It’s normal to feel sad and become withdrawn after a traumatic event, but if you’re still feeling blue weeks or months later, that may be a sign that you’re depressed. Depression is a serious mental illness, it can harm you physically, mentally, emotionally, and can even take your life (via suicide) if left untreated. But you’ll need to identify your depression before you can know to seek treatment. So, let’s take a look at some of the symptoms:
If you’re feeling down or blue most of the day and every day for weeks or months on end, this could be a sign that your trauma event is causing depression. Even if you experienced the traumatic event months or years ago, something small that reminds you of the trauma can trigger a depressive episode.
Lack of Interest
Are you losing interest in the things that use to bring your pleasure? If so, this could be a sign that a past or present traumatic event is causing you to develop depression. Take a clear look at your activities, if you’re spending less time doing things you love because you simply don’t want to, depression could be the reason for your lack of interest.
Disrupted Sleep Patterns
Not getting enough sleep or sleeping too much are both signs that you’re depressed. Nightmares or nonstop thoughts about a traumatic event can keep you up all night. On the other hand, some people sleep too much to avoid facing the consequences of a traumatic event. For example, maybe you lost a child and being awake reminds you that they’re no longer in your life. You may decide to sleep all day to avoid that reality—this is a sign of depression.

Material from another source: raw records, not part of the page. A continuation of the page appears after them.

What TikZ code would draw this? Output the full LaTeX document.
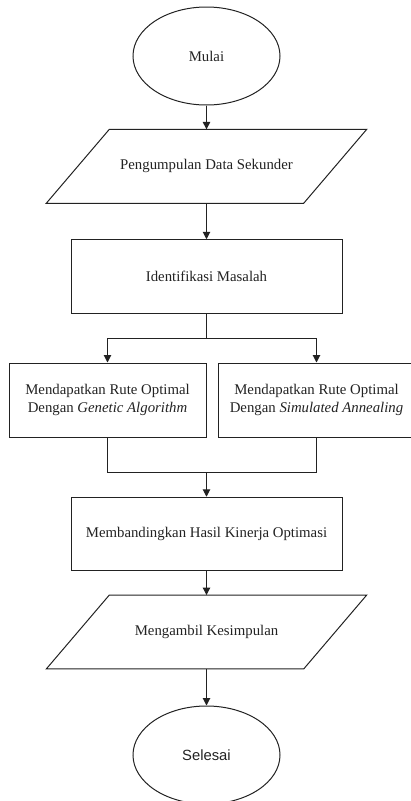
\documentclass[tikz,border=0pt]{standalone}
\usepackage{fontspec}
\setmainfont{Liberation Serif}
\newfontfamily\arialfont{Liberation Sans}
\usetikzlibrary{arrows.meta,shapes.geometric}
\definecolor{ink}{HTML}{222222}

\begin{document}
\begin{tikzpicture}[x=1pt,y=-1pt,font=\fontsize{14.8}{17.3}\selectfont,text=ink,
  terminal/.style={ellipse,draw=ink,line width=1pt,minimum width=147pt,minimum height=98pt,inner sep=0pt},
  iobox/.style={rectangle,minimum width=257pt,minimum height=73.5pt,
    append after command={\pgfextra{\draw[ink,line width=1pt]
      ([xshift=31.5pt]\tikzlastnode.north west) -- ([xshift=31.5pt]\tikzlastnode.north east)
      -- ([xshift=-31.5pt]\tikzlastnode.south east) -- ([xshift=-31.5pt]\tikzlastnode.south west) -- cycle;}}},
  procbox/.style={rectangle,draw=ink,line width=1pt,minimum width=271pt,minimum height=73.5pt,align=center},
  subbox/.style={rectangle,draw=ink,line width=1pt,minimum width=197pt,minimum height=74pt,align=center,inner sep=2pt},
  flow/.style={-{Triangle[length=7.5pt,width=7.5pt]},draw=ink,line width=1pt}]
\useasboundingbox (0,0) rectangle (410,801);
% shapes
\node[terminal] (start) at (206.5,56) {Mulai};
\node[iobox] (collect) at (206.5,166.3) {Pengumpulan Data Sekunder};
\node[procbox] (ident) at (206.5,276.5) {Identifikasi Masalah};
\node[subbox] (ga) at (107.5,400) {Mendapatkan Rute Optimal\\Dengan \textit{Genetic Algorithm}};
\node[subbox] (sa) at (316.5,400) {Mendapatkan Rute Optimal\\Dengan \textit{Simulated Annealing}};
\node[procbox] (compare) at (206.5,534) {Membandingkan Hasil Kinerja Optimasi};
\node[iobox] (concl) at (206.5,632) {Mengambil Kesimpulan};
\node[terminal,font=\arialfont\fontsize{14.8}{17.3}\selectfont] (finish) at (206.5,755) {Selesai};
% junctions
\coordinate (split) at (206.5,338.3);
\coordinate (merge) at (206.5,472.7);
% connectors
\draw[flow] (start) -- (collect);
\draw[flow] (collect) -- (ident);
\draw[draw=ink,line width=1pt] (ident) -- (split);
\draw[flow] (split) -| (ga.north);
\draw[flow] (split) -| (sa.north);
\draw[draw=ink,line width=1pt] (ga.south) |- (merge) -| (sa.south);
\draw[flow] (merge) -- (compare);
\draw[flow] (compare) -- (concl);
\draw[flow] (concl) -- (finish);
\end{tikzpicture}
\end{document}
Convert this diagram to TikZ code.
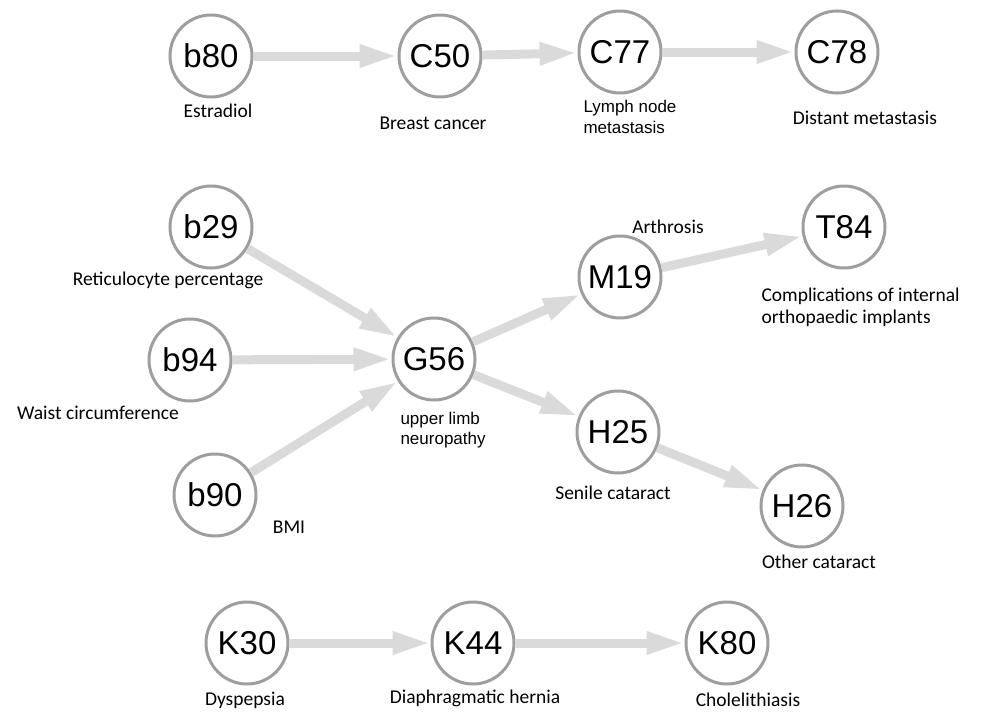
\documentclass[tikz,border=0pt]{standalone}
\usepackage{fontspec}
\setmainfont{Liberation Sans}
\newfontfamily\notefont{Carlito}
\usetikzlibrary{arrows.meta}
\definecolor{ringgray}{HTML}{9E9E9E}
\definecolor{linkgray}{HTML}{DADADA}
\tikzset{
  code/.style={circle, draw=ringgray, line width=3pt, minimum size=82pt, inner sep=0pt,
    fill=white, font=\fontsize{33}{33}\selectfont},
  note/.style={font=\notefont\fontsize{19.5}{23}\selectfont},
  anote/.style={font=\fontsize{17}{20.5}\selectfont, align=left, anchor=west},
  cnote/.style={font=\notefont\fontsize{19.5}{22}\selectfont, align=left, anchor=west},
  link/.style={draw=linkgray, line width=9pt, -{Triangle[length=38pt,width=21pt]}}
}
\begin{document}
\begin{tikzpicture}[x=1pt,y=-1pt]
      \useasboundingbox (0,0) rectangle (983,712);
      % circle centres
      \path
        (211,56) coordinate (pb80)
        (440,56) coordinate (pC50)
        (620,52) coordinate (pC77)
        (837,52) coordinate (pC78)
        (211,227) coordinate (pb29)
        (190,360) coordinate (pb94)
        (215,495) coordinate (pb90)
        (434,359) coordinate (pG56)
        (620,277) coordinate (pM19)
        (844,227) coordinate (pT84)
        (618,432) coordinate (pH25)
        (802,506) coordinate (pH26)
        (247,643) coordinate (pK30)
        (473,643) coordinate (pK44)
        (727,643) coordinate (pK80);
      \draw
        (pb80) node[code] (b80){b80}
        (pC50) node[code] (C50){C50}
        (pC77) node[code] (C77){C77}
        (pC78) node[code] (C78){C78}
        (pb29) node[code] (b29){b29}
        (pb94) node[code] (b94){b94}
        (pb90) node[code] (b90){b90}
        (pG56) node[code] (G56){G56}
        (pM19) node[code] (M19){M19}
        (pT84) node[code] (T84){T84}
        (pH25) node[code] (H25){H25}
        (pH26) node[code] (H26){H26}
        (pK30) node[code] (K30){K30}
        (pK44) node[code] (K44){K44}
        (pK80) node[code] (K80){K80};
      \draw
        (218,111) node[note] (estradiol){Estradiol}
        (433,123) node[note] (breast){Breast cancer}
        (580,117) node[anote] (lymph){Lymph node\\metastasis}
        (865,118) node[note] (distant){Distant metastasis}
        (168,280) node[note] (reticulo){Reticulocyte percentage}
        (98,413) node[note] (waist){Waist circumference}
        (289,527) node[note] (bmi){BMI}
        (397,430) node[anote] (limb){upper limb\\neuropathy}
        (668,227) node[note] (arthrosis){Arthrosis}
        (758,307) node[cnote] (implants){Complications of internal\\orthopaedic implants}
        (613,493) node[note] (senile){Senile cataract}
        (819,562) node[note] (other){Other cataract}
        (245,700) node[note] (dyspepsia){Dyspepsia}
        (475,698) node[note] (hernia){Diaphragmatic hernia}
        (748,700) node[note] (chole){Cholelithiasis};
      \begin{scope}[link]
        \draw (b80) to (C50);
        \draw (C50) to (C77);
        \draw (C77) to (C78);
        \draw (b29) to (G56);
        \draw (b94) to (G56);
        \draw (b90) to (G56);
        \draw (G56) to (M19);
        \draw (G56) to (H25);
        \draw (M19) to (T84);
        \draw (H25) to (H26);
        \draw (K30) to (K44);
        \draw (K44) to (K80);
      \end{scope}
    \end{tikzpicture}
\end{document}
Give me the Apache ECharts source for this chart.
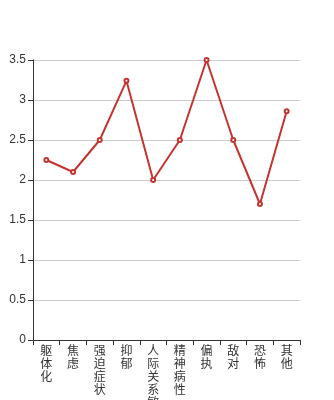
<!DOCTYPE html>
<html><head><meta charset="utf-8">
<script src="https://cdn.jsdelivr.net/npm/echarts@6/dist/echarts.min.js"></script>
<style>html,body{margin:0;padding:0;background:#fff}#c{width:334px;height:400px}</style>
</head><body><div id="c"></div>
<script>
const categories = ['躯体化','焦虑','强迫症状','抑郁','人际关系敏感','精神病性','偏执','敌对','恐怖','其他'];
const values = [2.25, 2.1, 2.5, 3.24, 2.0, 2.5, 3.5, 2.5, 1.7, 2.86];
const yTicks = {min: 0, max: 3.5, interval: 0.5};

const chart = echarts.init(document.getElementById('c'), null, {renderer: 'canvas'});
chart.setOption({
  animation: false,
  grid: {left: 33, right: 34, top: 60, bottom: 60, containLabel: false, outerBoundsMode: 'none'},
  xAxis: {
    type: 'category',
    data: categories,
    boundaryGap: true,
    axisLine: {lineStyle: {color: '#333', width: 1}},
    axisTick: {show: true, length: 5, lineStyle: {color: '#333'}},
    axisLabel: {
      interval: 0,
      margin: 4,
      color: '#333',
      fontSize: 12,
      lineHeight: 13,
      hideOverlap: false,
      fontFamily: 'Noto Sans CJK SC',
      formatter: v => v.split('').join('\n')
    }
  },
  yAxis: {
    type: 'value',
    min: yTicks.min, max: yTicks.max, interval: yTicks.interval,
    axisLine: {show: true, lineStyle: {color: '#333', width: 1}},
    axisTick: {show: true, length: 5, lineStyle: {color: '#333'}},
    splitLine: {lineStyle: {color: '#ccc'}},
    axisLabel: {color: '#333', fontSize: 12, margin: 7, fontFamily: 'Liberation Sans'}
  },
  series: [{
    type: 'line',
    data: values,
    symbol: 'emptyCircle',
    symbolSize: 4,
    itemStyle: {color: '#c23531', borderWidth: 1},
    lineStyle: {color: '#c23531', width: 2}
  }]
});
</script></body></html>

If you’ve lost or gained a significant amount of weight (5% difference) in a few months or weeks, this could be a sign that you’re depressed. Some trauma survivors use food to help them cope with strong emotions, while others simply can’t stand the idea of eating.
Moving In Slow Motion
Many trauma survivors report moving very slowly, almost like slow motion, after a traumatic event. Simple tasks such as cleaning and combing their hair may take longer than usual. While this slowness is normal right after experiencing trauma, prolonged slowness can be a sign that you’re developing depression.
Constantly feeling tired and worn down over a period of weeks or months can be a sign that you’re depressed. If you’re getting enough sleep and rest and you still feel tired, you may want to speak to a counselor to find out if you’re developing depression.
The inability of think, focus or make decisions could be a sign that you’re depressed. Once again, having a foggy mind right after a traumatic event is normal, but it shouldn’t last for more than a few weeks.
If you find yourself constantly thinking about death, especially suicide, this is a major sign that you’re depressed. Thoughts of suicide should be taken seriously and brought to the attention of a mental health professional.
Experiencing five or more of these symptoms is a sign that you may have major depression and that you should seek mental health treatment. Remember, depression hurts you physically, emotionally, psychologically and can kill you (via suicide) if left untreated.